- **Data to process**:
■ ■ ■

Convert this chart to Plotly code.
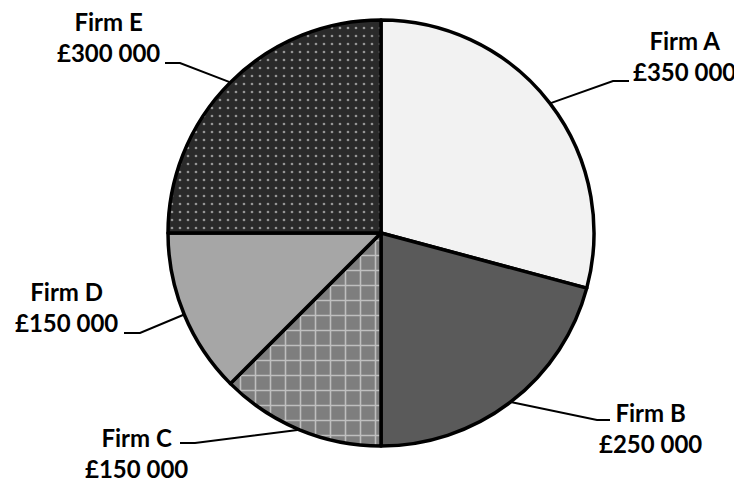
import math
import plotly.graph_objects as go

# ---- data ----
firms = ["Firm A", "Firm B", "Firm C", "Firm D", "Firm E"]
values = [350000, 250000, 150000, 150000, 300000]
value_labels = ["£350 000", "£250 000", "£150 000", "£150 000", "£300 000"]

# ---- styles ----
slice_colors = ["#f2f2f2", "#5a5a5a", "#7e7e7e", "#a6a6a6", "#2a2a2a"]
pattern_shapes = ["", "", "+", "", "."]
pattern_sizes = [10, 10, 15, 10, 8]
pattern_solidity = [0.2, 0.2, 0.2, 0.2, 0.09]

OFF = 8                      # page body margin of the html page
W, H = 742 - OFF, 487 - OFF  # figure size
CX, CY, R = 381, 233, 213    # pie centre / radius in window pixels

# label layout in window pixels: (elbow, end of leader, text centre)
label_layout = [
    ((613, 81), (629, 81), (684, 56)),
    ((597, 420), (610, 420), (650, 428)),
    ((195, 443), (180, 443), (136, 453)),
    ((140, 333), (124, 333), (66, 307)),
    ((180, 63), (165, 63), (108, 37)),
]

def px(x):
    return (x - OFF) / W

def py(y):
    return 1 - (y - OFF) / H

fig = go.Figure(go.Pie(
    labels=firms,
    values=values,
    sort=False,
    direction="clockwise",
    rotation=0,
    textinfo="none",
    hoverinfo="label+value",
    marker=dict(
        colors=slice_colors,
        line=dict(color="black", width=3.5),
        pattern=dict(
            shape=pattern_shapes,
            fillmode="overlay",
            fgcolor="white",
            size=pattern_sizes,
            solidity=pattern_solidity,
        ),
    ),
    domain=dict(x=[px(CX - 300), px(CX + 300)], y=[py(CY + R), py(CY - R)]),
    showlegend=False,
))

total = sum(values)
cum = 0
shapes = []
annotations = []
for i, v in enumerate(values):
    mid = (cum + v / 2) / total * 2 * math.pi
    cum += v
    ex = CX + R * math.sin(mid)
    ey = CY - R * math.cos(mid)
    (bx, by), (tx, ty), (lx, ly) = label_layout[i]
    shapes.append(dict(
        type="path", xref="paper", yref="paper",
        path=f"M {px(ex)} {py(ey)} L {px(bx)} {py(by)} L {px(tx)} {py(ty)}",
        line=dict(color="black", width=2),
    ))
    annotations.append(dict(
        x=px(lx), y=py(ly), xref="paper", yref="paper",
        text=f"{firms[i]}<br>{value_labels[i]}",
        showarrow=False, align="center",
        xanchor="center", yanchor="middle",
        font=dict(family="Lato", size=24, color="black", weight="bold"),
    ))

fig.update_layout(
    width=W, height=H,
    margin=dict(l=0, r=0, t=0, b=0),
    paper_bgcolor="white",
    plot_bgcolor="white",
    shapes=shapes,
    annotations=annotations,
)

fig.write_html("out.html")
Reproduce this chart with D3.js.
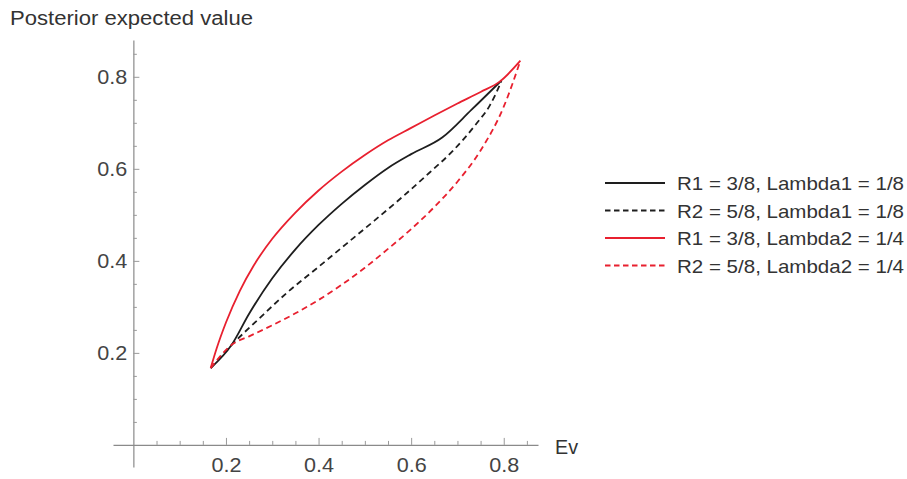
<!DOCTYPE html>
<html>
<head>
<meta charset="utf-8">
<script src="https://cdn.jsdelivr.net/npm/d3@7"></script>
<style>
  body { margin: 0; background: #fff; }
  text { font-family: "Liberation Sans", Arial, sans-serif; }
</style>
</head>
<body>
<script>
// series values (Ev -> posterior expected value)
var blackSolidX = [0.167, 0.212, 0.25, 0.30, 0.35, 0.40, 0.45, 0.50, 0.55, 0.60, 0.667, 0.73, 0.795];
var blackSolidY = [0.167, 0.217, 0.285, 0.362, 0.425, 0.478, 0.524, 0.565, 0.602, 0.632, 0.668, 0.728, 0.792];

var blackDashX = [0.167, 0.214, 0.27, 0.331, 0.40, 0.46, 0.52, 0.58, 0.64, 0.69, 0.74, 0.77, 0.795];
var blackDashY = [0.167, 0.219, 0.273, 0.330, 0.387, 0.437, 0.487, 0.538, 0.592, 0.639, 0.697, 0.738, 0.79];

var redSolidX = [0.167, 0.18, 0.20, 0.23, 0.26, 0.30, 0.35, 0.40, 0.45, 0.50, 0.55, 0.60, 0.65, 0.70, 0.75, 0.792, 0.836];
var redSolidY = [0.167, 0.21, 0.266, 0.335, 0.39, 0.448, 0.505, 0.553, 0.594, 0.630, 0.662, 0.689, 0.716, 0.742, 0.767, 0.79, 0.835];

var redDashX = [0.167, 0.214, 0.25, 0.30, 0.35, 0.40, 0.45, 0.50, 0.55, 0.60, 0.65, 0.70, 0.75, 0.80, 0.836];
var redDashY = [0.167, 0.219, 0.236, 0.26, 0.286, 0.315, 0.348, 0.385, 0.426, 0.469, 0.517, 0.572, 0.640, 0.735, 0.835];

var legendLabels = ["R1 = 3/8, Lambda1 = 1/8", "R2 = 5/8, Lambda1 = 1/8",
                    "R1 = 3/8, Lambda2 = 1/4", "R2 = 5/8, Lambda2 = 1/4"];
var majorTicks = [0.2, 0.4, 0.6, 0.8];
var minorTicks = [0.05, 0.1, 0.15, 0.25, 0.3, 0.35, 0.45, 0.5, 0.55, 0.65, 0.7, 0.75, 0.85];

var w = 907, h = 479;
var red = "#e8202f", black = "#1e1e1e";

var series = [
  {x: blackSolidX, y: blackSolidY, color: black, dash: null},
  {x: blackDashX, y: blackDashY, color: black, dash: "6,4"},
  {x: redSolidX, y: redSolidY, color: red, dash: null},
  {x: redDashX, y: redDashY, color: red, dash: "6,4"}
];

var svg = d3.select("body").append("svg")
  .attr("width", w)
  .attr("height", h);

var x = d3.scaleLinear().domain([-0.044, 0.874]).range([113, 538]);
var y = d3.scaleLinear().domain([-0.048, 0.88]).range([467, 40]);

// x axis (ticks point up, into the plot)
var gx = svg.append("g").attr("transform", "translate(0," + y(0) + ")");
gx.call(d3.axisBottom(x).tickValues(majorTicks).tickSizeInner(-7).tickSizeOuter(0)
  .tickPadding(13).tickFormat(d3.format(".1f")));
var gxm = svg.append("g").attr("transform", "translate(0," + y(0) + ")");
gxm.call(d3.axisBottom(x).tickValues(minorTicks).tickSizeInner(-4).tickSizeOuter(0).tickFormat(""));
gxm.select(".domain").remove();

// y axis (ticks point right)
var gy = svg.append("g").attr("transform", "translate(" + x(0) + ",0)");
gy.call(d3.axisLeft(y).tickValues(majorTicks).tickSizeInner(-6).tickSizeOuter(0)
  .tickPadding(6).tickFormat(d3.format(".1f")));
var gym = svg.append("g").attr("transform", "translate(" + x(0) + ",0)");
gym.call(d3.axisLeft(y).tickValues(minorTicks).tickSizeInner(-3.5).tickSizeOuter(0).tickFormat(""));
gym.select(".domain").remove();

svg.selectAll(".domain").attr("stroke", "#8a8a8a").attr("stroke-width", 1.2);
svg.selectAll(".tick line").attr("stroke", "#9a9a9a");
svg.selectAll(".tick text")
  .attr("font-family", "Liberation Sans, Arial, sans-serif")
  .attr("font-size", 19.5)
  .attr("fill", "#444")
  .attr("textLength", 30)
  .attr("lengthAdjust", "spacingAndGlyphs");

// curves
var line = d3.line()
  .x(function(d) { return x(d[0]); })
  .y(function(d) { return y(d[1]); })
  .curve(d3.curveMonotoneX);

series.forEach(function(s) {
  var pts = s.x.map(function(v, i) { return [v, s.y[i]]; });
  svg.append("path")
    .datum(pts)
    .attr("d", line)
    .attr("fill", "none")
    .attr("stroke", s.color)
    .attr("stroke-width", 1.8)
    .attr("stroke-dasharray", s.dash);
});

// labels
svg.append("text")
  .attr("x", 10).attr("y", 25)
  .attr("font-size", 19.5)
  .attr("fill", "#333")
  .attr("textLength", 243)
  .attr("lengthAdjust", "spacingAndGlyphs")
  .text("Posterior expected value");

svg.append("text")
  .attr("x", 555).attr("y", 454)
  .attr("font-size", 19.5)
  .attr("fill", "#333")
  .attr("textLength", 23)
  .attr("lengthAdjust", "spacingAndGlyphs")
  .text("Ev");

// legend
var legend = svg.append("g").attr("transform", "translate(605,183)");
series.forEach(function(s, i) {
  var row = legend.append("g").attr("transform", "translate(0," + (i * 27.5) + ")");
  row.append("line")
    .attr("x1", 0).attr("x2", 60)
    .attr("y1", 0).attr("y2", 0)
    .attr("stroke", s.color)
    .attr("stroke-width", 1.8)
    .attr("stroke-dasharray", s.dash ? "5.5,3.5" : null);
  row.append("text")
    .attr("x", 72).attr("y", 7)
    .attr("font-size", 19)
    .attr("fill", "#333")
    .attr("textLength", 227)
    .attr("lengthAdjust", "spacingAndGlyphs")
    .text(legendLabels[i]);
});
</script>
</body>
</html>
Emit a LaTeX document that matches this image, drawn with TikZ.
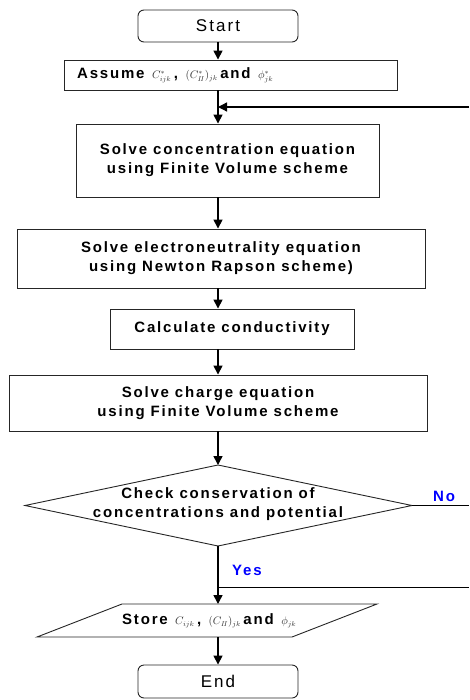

■ ■ ■

- **Goal of the exercise**:
Above are some records; extract exactly the lines from the one containing "Reproduce this chart with D3.js." through the one containing "0.767, 0.79, 0.835];" and drop the pictures.

- **Correct output**:
Reproduce this chart with D3.js.
<!DOCTYPE html>
<html>
<head>
<meta charset="utf-8">
<script src="https://cdn.jsdelivr.net/npm/d3@7"></script>
<style>
  body { margin: 0; background: #fff; }
  text { font-family: "Liberation Sans", Arial, sans-serif; }
</style>
</head>
<body>
<script>
// series values (Ev -> posterior expected value)
var blackSolidX = [0.167, 0.212, 0.25, 0.30, 0.35, 0.40, 0.45, 0.50, 0.55, 0.60, 0.667, 0.73, 0.795];
var blackSolidY = [0.167, 0.217, 0.285, 0.362, 0.425, 0.478, 0.524, 0.565, 0.602, 0.632, 0.668, 0.728, 0.792];

var blackDashX = [0.167, 0.214, 0.27, 0.331, 0.40, 0.46, 0.52, 0.58, 0.64, 0.69, 0.74, 0.77, 0.795];
var blackDashY = [0.167, 0.219, 0.273, 0.330, 0.387, 0.437, 0.487, 0.538, 0.592, 0.639, 0.697, 0.738, 0.79];

var redSolidX = [0.167, 0.18, 0.20, 0.23, 0.26, 0.30, 0.35, 0.40, 0.45, 0.50, 0.55, 0.60, 0.65, 0.70, 0.75, 0.792, 0.836];
var redSolidY = [0.167, 0.21, 0.266, 0.335, 0.39, 0.448, 0.505, 0.553, 0.594, 0.630, 0.662, 0.689, 0.716, 0.742, 0.767, 0.79, 0.835];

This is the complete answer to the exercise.